» Task instructions: Every entry that follows should be repeated exactly; drop the images.

» Records:
☆ ☆ ☆
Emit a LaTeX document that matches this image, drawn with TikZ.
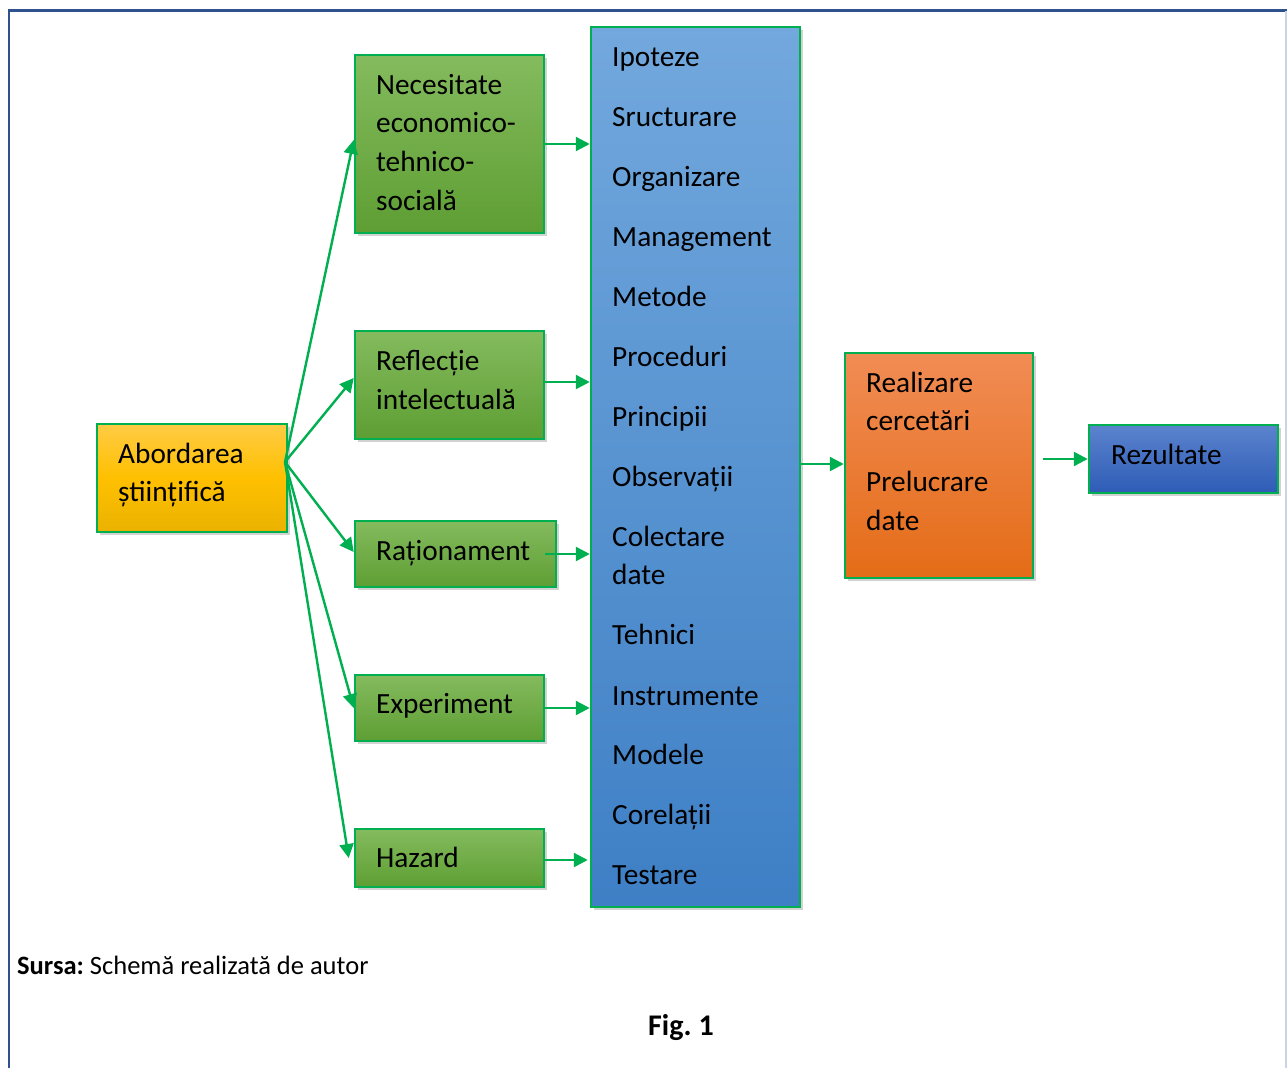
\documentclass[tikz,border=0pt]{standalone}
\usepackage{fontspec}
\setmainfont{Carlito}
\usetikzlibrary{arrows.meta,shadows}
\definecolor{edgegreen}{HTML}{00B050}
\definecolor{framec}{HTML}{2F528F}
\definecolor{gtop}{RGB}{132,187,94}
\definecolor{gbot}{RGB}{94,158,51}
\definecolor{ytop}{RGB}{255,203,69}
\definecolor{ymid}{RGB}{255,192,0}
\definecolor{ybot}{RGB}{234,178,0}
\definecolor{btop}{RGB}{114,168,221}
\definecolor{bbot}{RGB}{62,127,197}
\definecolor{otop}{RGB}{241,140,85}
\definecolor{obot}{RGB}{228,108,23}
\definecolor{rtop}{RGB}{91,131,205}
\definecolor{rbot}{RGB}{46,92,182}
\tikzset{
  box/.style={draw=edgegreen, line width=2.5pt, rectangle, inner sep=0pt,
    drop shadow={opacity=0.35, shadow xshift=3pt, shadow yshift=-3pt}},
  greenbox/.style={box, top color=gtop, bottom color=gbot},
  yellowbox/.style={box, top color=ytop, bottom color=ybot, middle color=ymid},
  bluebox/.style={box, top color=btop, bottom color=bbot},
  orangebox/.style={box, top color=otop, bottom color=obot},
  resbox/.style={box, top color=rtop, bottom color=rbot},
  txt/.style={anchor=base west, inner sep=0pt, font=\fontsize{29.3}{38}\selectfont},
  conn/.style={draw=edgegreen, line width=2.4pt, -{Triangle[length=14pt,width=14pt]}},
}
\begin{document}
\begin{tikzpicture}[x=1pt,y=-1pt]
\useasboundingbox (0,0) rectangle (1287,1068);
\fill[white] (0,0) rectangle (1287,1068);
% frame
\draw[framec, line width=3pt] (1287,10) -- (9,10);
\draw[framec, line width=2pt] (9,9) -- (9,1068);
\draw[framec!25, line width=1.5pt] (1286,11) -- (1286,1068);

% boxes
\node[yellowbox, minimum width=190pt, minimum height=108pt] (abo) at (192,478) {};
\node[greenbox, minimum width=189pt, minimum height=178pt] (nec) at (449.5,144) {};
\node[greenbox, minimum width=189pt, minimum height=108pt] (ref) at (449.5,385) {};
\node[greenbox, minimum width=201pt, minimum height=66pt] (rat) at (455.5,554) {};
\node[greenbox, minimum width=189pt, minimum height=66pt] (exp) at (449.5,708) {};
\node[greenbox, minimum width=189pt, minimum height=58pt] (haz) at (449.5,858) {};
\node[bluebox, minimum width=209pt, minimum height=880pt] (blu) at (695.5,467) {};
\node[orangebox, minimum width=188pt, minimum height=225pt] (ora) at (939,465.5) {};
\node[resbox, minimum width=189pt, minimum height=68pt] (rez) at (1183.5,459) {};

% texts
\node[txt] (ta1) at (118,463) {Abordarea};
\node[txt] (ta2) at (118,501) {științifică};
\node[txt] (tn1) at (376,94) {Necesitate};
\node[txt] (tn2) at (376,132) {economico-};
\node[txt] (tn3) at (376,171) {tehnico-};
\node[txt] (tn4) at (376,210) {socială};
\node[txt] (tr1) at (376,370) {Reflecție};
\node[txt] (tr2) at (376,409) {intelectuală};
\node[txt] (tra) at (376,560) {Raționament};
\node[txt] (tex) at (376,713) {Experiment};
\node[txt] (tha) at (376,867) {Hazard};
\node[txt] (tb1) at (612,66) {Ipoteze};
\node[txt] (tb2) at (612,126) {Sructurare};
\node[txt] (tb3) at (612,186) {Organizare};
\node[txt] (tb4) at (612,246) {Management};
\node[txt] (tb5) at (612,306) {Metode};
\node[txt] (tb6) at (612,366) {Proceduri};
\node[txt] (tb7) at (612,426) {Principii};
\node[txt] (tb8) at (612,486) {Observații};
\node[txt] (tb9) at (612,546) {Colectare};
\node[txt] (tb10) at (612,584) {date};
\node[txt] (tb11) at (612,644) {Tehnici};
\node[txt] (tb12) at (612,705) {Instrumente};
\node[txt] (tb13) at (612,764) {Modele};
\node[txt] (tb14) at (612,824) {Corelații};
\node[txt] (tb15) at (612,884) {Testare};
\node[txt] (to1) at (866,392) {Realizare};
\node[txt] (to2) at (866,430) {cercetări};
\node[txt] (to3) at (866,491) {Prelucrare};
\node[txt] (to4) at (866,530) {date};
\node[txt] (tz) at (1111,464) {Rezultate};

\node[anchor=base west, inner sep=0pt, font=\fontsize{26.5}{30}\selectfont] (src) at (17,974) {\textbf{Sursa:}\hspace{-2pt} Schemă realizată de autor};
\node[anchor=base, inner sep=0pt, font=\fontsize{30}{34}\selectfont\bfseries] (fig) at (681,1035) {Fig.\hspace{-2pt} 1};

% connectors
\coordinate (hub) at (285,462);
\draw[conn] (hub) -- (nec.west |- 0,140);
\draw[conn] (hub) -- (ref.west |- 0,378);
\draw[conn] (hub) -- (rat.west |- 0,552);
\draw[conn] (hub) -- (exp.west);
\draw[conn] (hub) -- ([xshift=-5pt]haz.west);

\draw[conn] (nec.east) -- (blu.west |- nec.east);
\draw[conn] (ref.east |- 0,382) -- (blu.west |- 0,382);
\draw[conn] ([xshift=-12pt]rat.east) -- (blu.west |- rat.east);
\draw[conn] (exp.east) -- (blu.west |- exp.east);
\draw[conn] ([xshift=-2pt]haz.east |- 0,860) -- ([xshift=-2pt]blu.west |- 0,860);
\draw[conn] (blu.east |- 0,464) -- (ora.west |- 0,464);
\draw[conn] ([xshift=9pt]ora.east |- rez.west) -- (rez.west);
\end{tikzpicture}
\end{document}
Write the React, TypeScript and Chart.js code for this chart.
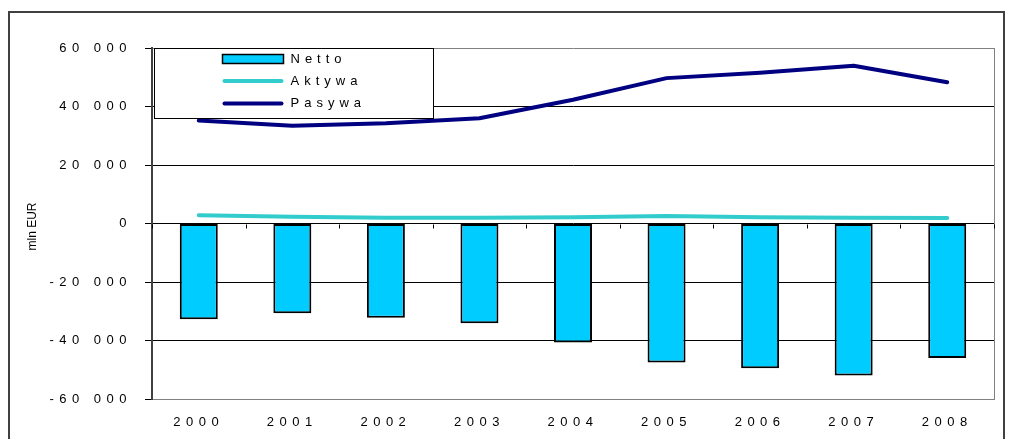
☆ ☆ ☆
» Solution to the problem:
Emit a LaTeX document that matches this image, drawn with TikZ.
\documentclass[tikz,border=0pt]{standalone}
\usepackage{fontspec}
\setmainfont{Carlito}
\usetikzlibrary{arrows.meta,shadows}
\definecolor{edgegreen}{HTML}{00B050}
\definecolor{framec}{HTML}{2F528F}
\definecolor{gtop}{RGB}{132,187,94}
\definecolor{gbot}{RGB}{94,158,51}
\definecolor{ytop}{RGB}{255,203,69}
\definecolor{ymid}{RGB}{255,192,0}
\definecolor{ybot}{RGB}{234,178,0}
\definecolor{btop}{RGB}{114,168,221}
\definecolor{bbot}{RGB}{62,127,197}
\definecolor{otop}{RGB}{241,140,85}
\definecolor{obot}{RGB}{228,108,23}
\definecolor{rtop}{RGB}{91,131,205}
\definecolor{rbot}{RGB}{46,92,182}
\tikzset{
  box/.style={draw=edgegreen, line width=2.5pt, rectangle, inner sep=0pt,
    drop shadow={opacity=0.35, shadow xshift=3pt, shadow yshift=-3pt}},
  greenbox/.style={box, top color=gtop, bottom color=gbot},
  yellowbox/.style={box, top color=ytop, bottom color=ybot, middle color=ymid},
  bluebox/.style={box, top color=btop, bottom color=bbot},
  orangebox/.style={box, top color=otop, bottom color=obot},
  resbox/.style={box, top color=rtop, bottom color=rbot},
  txt/.style={anchor=base west, inner sep=0pt, font=\fontsize{29.3}{38}\selectfont},
  conn/.style={draw=edgegreen, line width=2.4pt, -{Triangle[length=14pt,width=14pt]}},
}
\begin{document}
\begin{tikzpicture}[x=1pt,y=-1pt]
\useasboundingbox (0,0) rectangle (1287,1068);
\fill[white] (0,0) rectangle (1287,1068);
% frame
\draw[framec, line width=3pt] (1287,10) -- (9,10);
\draw[framec, line width=2pt] (9,9) -- (9,1068);
\draw[framec!25, line width=1.5pt] (1286,11) -- (1286,1068);

% boxes
\node[yellowbox, minimum width=190pt, minimum height=108pt] (abo) at (192,478) {};
\node[greenbox, minimum width=189pt, minimum height=178pt] (nec) at (449.5,144) {};
\node[greenbox, minimum width=189pt, minimum height=108pt] (ref) at (449.5,385) {};
\node[greenbox, minimum width=201pt, minimum height=66pt] (rat) at (455.5,554) {};
\node[greenbox, minimum width=189pt, minimum height=66pt] (exp) at (449.5,708) {};
\node[greenbox, minimum width=189pt, minimum height=58pt] (haz) at (449.5,858) {};
\node[bluebox, minimum width=209pt, minimum height=880pt] (blu) at (695.5,467) {};
\node[orangebox, minimum width=188pt, minimum height=225pt] (ora) at (939,465.5) {};
\node[resbox, minimum width=189pt, minimum height=68pt] (rez) at (1183.5,459) {};

% texts
\node[txt] (ta1) at (118,463) {Abordarea};
\node[txt] (ta2) at (118,501) {științifică};
\node[txt] (tn1) at (376,94) {Necesitate};
\node[txt] (tn2) at (376,132) {economico-};
\node[txt] (tn3) at (376,171) {tehnico-};
\node[txt] (tn4) at (376,210) {socială};
\node[txt] (tr1) at (376,370) {Reflecție};
\node[txt] (tr2) at (376,409) {intelectuală};
\node[txt] (tra) at (376,560) {Raționament};
\node[txt] (tex) at (376,713) {Experiment};
\node[txt] (tha) at (376,867) {Hazard};
\node[txt] (tb1) at (612,66) {Ipoteze};
\node[txt] (tb2) at (612,126) {Sructurare};
\node[txt] (tb3) at (612,186) {Organizare};
\node[txt] (tb4) at (612,246) {Management};
\node[txt] (tb5) at (612,306) {Metode};
\node[txt] (tb6) at (612,366) {Proceduri};
\node[txt] (tb7) at (612,426) {Principii};
\node[txt] (tb8) at (612,486) {Observații};
\node[txt] (tb9) at (612,546) {Colectare};
\node[txt] (tb10) at (612,584) {date};
\node[txt] (tb11) at (612,644) {Tehnici};
\node[txt] (tb12) at (612,705) {Instrumente};
\node[txt] (tb13) at (612,764) {Modele};
\node[txt] (tb14) at (612,824) {Corelații};
\node[txt] (tb15) at (612,884) {Testare};
\node[txt] (to1) at (866,392) {Realizare};
\node[txt] (to2) at (866,430) {cercetări};
\node[txt] (to3) at (866,491) {Prelucrare};
\node[txt] (to4) at (866,530) {date};
\node[txt] (tz) at (1111,464) {Rezultate};

\node[anchor=base west, inner sep=0pt, font=\fontsize{26.5}{30}\selectfont] (src) at (17,974) {\textbf{Sursa:}\hspace{-2pt} Schemă realizată de autor};
\node[anchor=base, inner sep=0pt, font=\fontsize{30}{34}\selectfont\bfseries] (fig) at (681,1035) {Fig.\hspace{-2pt} 1};

% connectors
\coordinate (hub) at (285,462);
\draw[conn] (hub) -- (nec.west |- 0,140);
\draw[conn] (hub) -- (ref.west |- 0,378);
\draw[conn] (hub) -- (rat.west |- 0,552);
\draw[conn] (hub) -- (exp.west);
\draw[conn] (hub) -- ([xshift=-5pt]haz.west);

\draw[conn] (nec.east) -- (blu.west |- nec.east);
\draw[conn] (ref.east |- 0,382) -- (blu.west |- 0,382);
\draw[conn] ([xshift=-12pt]rat.east) -- (blu.west |- rat.east);
\draw[conn] (exp.east) -- (blu.west |- exp.east);
\draw[conn] ([xshift=-2pt]haz.east |- 0,860) -- ([xshift=-2pt]blu.west |- 0,860);
\draw[conn] (blu.east |- 0,464) -- (ora.west |- 0,464);
\draw[conn] ([xshift=9pt]ora.east |- rez.west) -- (rez.west);
\end{tikzpicture}
\end{document}
Write the React, TypeScript and Chart.js code for this chart.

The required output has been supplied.